Iowa’s junior senator says she is working to spread the word on legislation to reduce wasteful government spending and rein in agencies’ last-minute spending practices. 

“We saw this in our own county departments where at the end of the year, that last couple months of the year, they will spend everything they’ve got remaining in their budget whether they need things or not,” Sen. Joni Ernst, R-Iowa, told reporters gathered in her office Wednesday, speaking of her time as Montgomery County auditor. “They just are afraid if we don’t use it [we’ll] lose it.”  

“Well, [if] you don’t really need those items, then you probably shouldn’t be purchasing that,” Ernst said. 

Ernst said she sees a similar waste dynamic on the federal level, and wants to put a focus on wasteful end-of-the-year spending as fiscal year 2019 ends Sept. 30 for the U.S. government. 

“You know, I was a county auditor for a very small rural county in Iowa, and I saw the waste at that local level and [was] trying to curb some of those spending habits,” she said of Iowa’s Montgomery County. “But now at the federal level, we’re talking billions of dollars all combined for all the agencies, with the waste that exists out there.”

Ernst, vice chairman of the Senate Republican Conference, said she has proposed several bills to address the problem. 

One bill would curb how much an agency could spend in the last two months of the fiscal year to no more than what the agency usually spends each month on average during the rest of the year.

Agencies tend to go on spending sprees at the close of the fiscal year, spending any remaining money in what is known as “use it or lose it.” 

Ernst said one agency she is targeting for reform is the Department of Defense. 

“I love the DOD, but there’s a lot of waste there,” Ernst said. “They spend money on lobster tails, candy bars, video games—all kinds of stuff that really we didn’t need in the federal government.”
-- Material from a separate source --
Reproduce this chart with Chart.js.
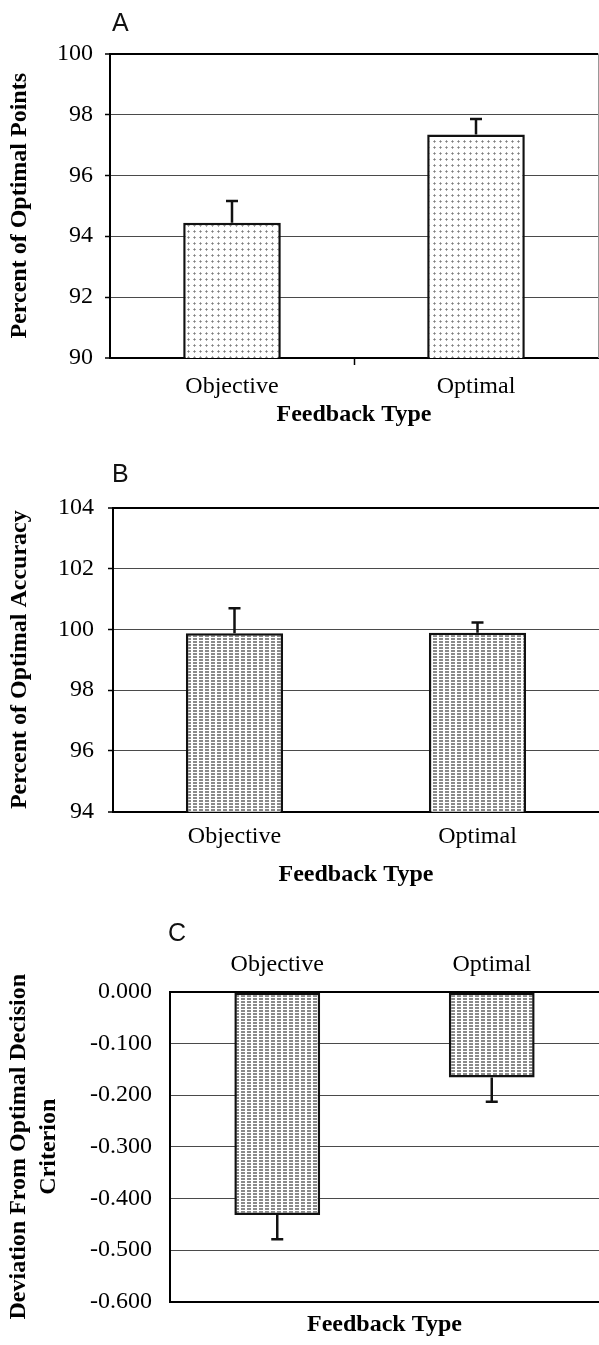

The title of her bill is the End of Year Fiscal Responsibility Act.  

In addition to the public, Ernst said, officials within various agencies are calling for action by Congress. 

“We have a lot of work going on in this area, and it just seems common sense to me to look at some of these issues. But we just need more traction,” Ernst said. 

“We need more people to get on board with some of these cost-saving methods,” she said.